By LEE BOWMAN
Scripps Howard News Service
December 13, 2006
Their estimates, published Wednesday in The Journal of the American Medical Association, are based on federal consumer surveys done in 1996 and 2003 that counted all out-of-pocket health care costs.
"We found that the prevalence of high financial (health) burdens increased across the population as a whole and among several subgroups between 1996 and 2003," said Jessica Banthin and Didem Bernard, researchers at the federal Agency for Healthcare Research and Quality.
By 2003, they calculate there were 48.8 million individuals (19.2 percent of the non-elderly population) living in families that spent more than 10 percent of household income on medical care, an increase of 11.7 million people since 1996.
Of this group, 18.7 million (7.3 percent of the total population) were in families spending more than 20 percent of family income on medical care.
Among those more likely to face higher-than-average health care costs were low income individuals, those with individual rather than group coverage, people in the pre-retirement age bracket of 55 to 64, women, people living outside metro areas and people with chronic medical conditions.
"We also noted that high out-of-pocket burdens are associated with delaying or foregoing medical care for financial reasons, behavior that can have severe consequences for those in poor health,'' Banthin said.

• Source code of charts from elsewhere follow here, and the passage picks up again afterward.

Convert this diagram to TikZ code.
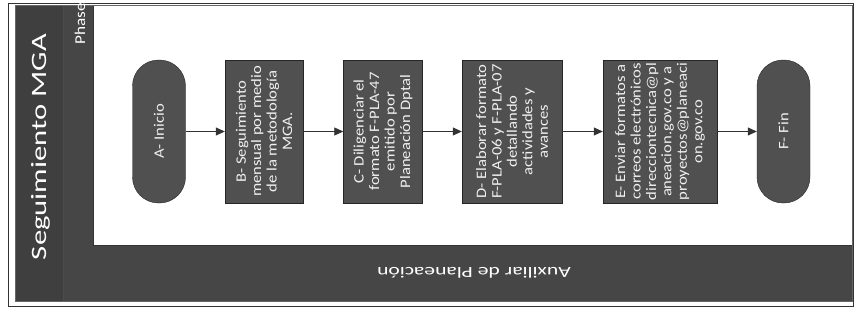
\documentclass[tikz,border=0pt]{standalone}
\usepackage{fontspec}
\setmainfont{Carlito}
\newfontfamily\widefont[FakeStretch=1.4]{Carlito}
\newfontfamily\boxfont[FakeStretch=1.15]{Carlito}
\usetikzlibrary{arrows.meta}
\definecolor{bandgray}{HTML}{464646}
\definecolor{titlegray}{HTML}{3F3F3F}
\definecolor{shapegray}{HTML}{505050}
\definecolor{textgray}{HTML}{F0F0F0}
\begin{document}
\begin{tikzpicture}[x=1bp,y=-1bp,
  proc/.style={draw=black!85, fill=shapegray, rotate=90, text=textgray, align=center,
    font=\boxfont\fontsize{14.5}{15.5}\selectfont, inner sep=1bp, minimum width=143bp},
  term/.style={draw=black!85, fill=shapegray, rotate=90, text=textgray, rounded corners=26bp,
    minimum width=143bp, minimum height=53bp, font=\boxfont\fontsize{14.5}{15.5}\selectfont},
  flow/.style={draw=black!80, line width=0.8bp, -{Triangle[length=9bp,width=8bp]}},
  bandtext/.style={text=white}]
\useasboundingbox (0,0) rectangle (857,321);
\fill[white] (0,0) rectangle (857,321);
% pool
\fill[titlegray] (15,5) rectangle (63,301);
\fill[bandgray] (63,5) rectangle (93,301);
\fill[bandgray] (93,245) rectangle (852,301);
\draw[black!70, line width=0.6bp] (63,5) -- (63,301);
\draw[black!80, line width=0.8bp] (93,5) -- (93,245) -- (852,245) -- (852,5);
\draw[black!80, line width=1bp] (8,3) rectangle (853,306);
\draw[black!60, line width=0.5bp] (15,5) rectangle (852,301);
% labels
\node[bandtext, rotate=90, font=\widefont\fontsize{22}{24}\selectfont] (title) at (41,147) {Seguimiento MGA};
\node[bandtext, rotate=90, font=\boxfont\fontsize{15}{17}\selectfont] (phase) at (80,24) {Phase};
\node[bandtext, rotate=180, font=\widefont\fontsize{15.5}{17}\selectfont] (lane) at (474,273) {Auxiliar de Planeación};
% nodes
\node[term] (A) at (159,131.5) {A- Inicio};
\node[proc, minimum height=78bp] (B) at (264,131.5) {B- Seguimiento\\mensual por medio\\de la metodología\\MGA.};
\node[proc, minimum height=79bp] (C) at (383,131.5) {C- Diligenciar el\\formato F-PLA-47\\emitido por\\Planeación Dptal};
\node[proc, minimum height=100bp] (D) at (512,131.5) {D- Elaborar formato\\F-PLA-06 y F-PLA-07\\detallando\\actividades y\\avances};
\node[proc, minimum height=114bp] (E) at (660,131.5) {E- Enviar formatos a\\correos electrónicos\\direcciontecnica@pl\\aneacion.gov.co y a\\proyectos@planeaci\\on.gov.co};
\node[term] (F) at (783.5,131.5) {F- Fin};
% connectors
\draw[flow] (A) -- (B);
\draw[flow] (B) -- (C);
\draw[flow] (C) -- (D);
\draw[flow] (D) -- (E);
\draw[flow] (E) -- (F);
\end{tikzpicture}
\end{document}
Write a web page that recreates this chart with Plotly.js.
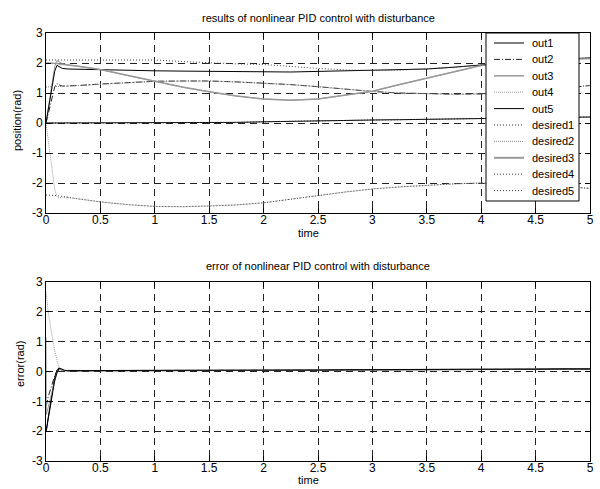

The researchers said their review "highlights the high costs associated with non-group health insurance policies.'' People who bought individual coverage were nearly three times more likely to pay 10 percent or more of their family income to health costs than people with any other type of insurance coverage, including no coverage at all.
In addition, Banthin and Bernard said their measure of health care service burden - out of pocket costs other than insurance premiums - can be used to identify people who are underinsured, although they technically have coverage.
They calculate that 17.1 million people had inadequate financial protection from high out-of-pocket costs in 2003, including 9.3 million who were in private, employment-related plans, 1.3 million with individual coverage and 6.6 million with public coverage.
Health care costs have been rising faster than inflation and the overall economy in the United States for many years. Out-of-pocket payment for health care by patients rose from $162 billion in 1997 to $236 billion in 2004, out of a total national health bill of nearly $2 trillion.
"We believe this information on the underinsured could help policy makers better understand the impact of their decisions on consumers and inform the debate on where to target additional subsidies,'' Banthin said.